Canada Pension Plan Investment Board (CPP Investments) has completed the sale of a portfolio of private equity fund interests, generating net proceeds of approximately $4 billion. The transaction, announced on May 20, 2026, aligns with the organization's ongoing portfolio management and rebalancing strategy.
Deal Details
The sale involved a diversified set of private equity fund interests across various sectors and geographies. CPP Investments did not disclose the buyer or specific terms of the deal, but confirmed that the net proceeds will be redeployed into other investment opportunities consistent with its long-term strategy.
Strategic Rationale
This transaction is part of CPP Investments' active management of its portfolio, which includes periodic sales to optimize returns and manage risk.
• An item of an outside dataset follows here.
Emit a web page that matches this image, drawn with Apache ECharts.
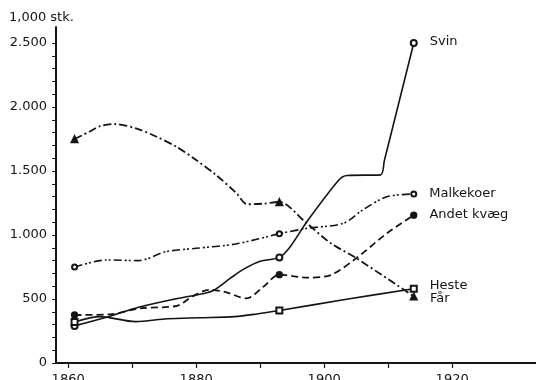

The organization manages over $500 billion in assets for the Canada Pension Plan, aiming to generate sustainable returns for contributors and beneficiaries.
CPP Investments has been increasingly active in secondary market transactions, selling and buying private equity stakes to adjust its exposure. This sale follows a trend of large institutional investors using the secondary market to rebalance their portfolios.
Market Context
The private equity secondary market has grown significantly in recent years, with total transaction volumes reaching record levels. CPP Investments' sale is one of the largest by a Canadian pension fund in 2026, highlighting the continued demand for high-quality private equity assets.
Industry analysts note that such sales allow pension funds to lock in gains and free up capital for new investments, particularly in areas like infrastructure and private credit, which have become increasingly attractive.